Re: Re: One more chaotic question

From: Peter Larsen <peterl_at_...>
Date: Fri, 30 Aug 2002 09:11:03 -0500


At 1:55 PM +0000 8/30/02, simon_hibbs2 wrote:
>
>> >Personaly I think Tap spells are evil and their use is moraly
>> >corrupt, so I'd say yes.
>>
>> Not everything that is "evil or morally corrupt" is chaos.
>
>True, but they aid and abett it. Tap is chaos because it is
>an act of uncreation, which is chaos.

        I forgot to add the line where I said I was not specifically talking about tapping, just evil. Tapping is apparently chaos (but...).

>> ...They are just evil, bad, rotten, nasty
>> things to do. This has got to be the case or every Gloranthan
>adventure
>> becomes "heroes vs chaos," and that's kind of dull.
>
>I don't see why, just because a wrongdoer's actions may
>theoreticaly, according to orthodox doctrine have weakened
>the veil between chaos and the world isn't a very immediate and
>convincing reason for hunting him down. The fact he murdered
>his older brother for selfish ends will do nicely thank you,
>chaos doesn't have to come into it at all.

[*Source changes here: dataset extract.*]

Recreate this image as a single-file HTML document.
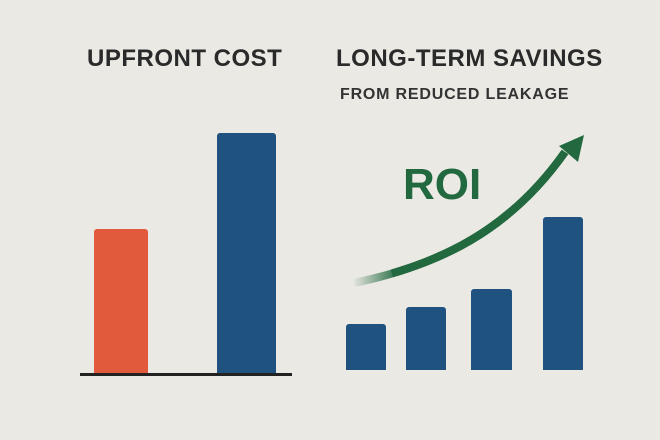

        This is exactly my point, though -- most evil (bad, selfish, cruel) actions in Glorantha are, for all intents and purposes, just regular old evil, not chaos in any meaningful way.

>> ...You also erode the
>> difference between scary but natural cultures (like the Exiles or
>the
>> Aramites) and chaos horrors, which cheapens the story.
>
>Actual chaotic creatures and powers are of course an
>order of magnitude worse, because the criminal doesn't have to
>keep on doing bad things to make the world bad; Chaos has torn
>a ragged hole in the cosmos and is busily pulling itself in
>all by itself. The situation has gone from being containable, to
>beign criticaly unstable. Of course it's worse.

        I'm not sure, Glorantha seems to be able to contain a lot of chaos....

>> Anyway, this is getting over-long, but there has to be room in
>> Glorantha for evil to be just evil.
>
>I think there is, but I don't think it's risk-free in the way
>you seem to be suggesting.

        Um, I don't think evil is risk-free. Leaving chaos out of it, there are three kinds of evil (for the purposes of this argument)(expressed in theist terms for convenience), each with their own consequences:

Your god thinks it's evil -- You are in trouble. Agents of Retribution, loss of magic and divine favor, and, at death, punishment or being cast out of the god's afterlife to wander as a tattered and screaming ghost.

Your culture thinks it's evil (or, at least, unpleasant) but necessary, your god thinks it's OK -- You are safe magically and in the afterlife, but face social problems in this life. Humakti, Uroxi, Marani, and Arroyans line up here.

Your culture and god think it's OK, your neighbors don't -- Somewhat common in Glorantha. Don't visit the neighbors without and army; they feel the same way about you. The rational response of Heortlings to a nearby group of PargAddi, Char-Un, Aramites, or Broos is fairly similar -- kill all the warriors, then kill anyone else associated with them. Take what they have that might be useful (not much for the Broos and little for the Tusk Riders), burn everything else. Curse them before your gods.

        I don't think being hunted down at every opportunity with every neighboring culture's hands against you is "risk-free." The Aramites are really brutal and nasty, and their neighbors punish them for it at every opportunity. Unfortunately for the neighbors, the pig-riders are nasty enough that they are often doing the punishing, but that's beside the point.

        None of this erodes the foundations of the world, but it's still bad bad bad bad bad.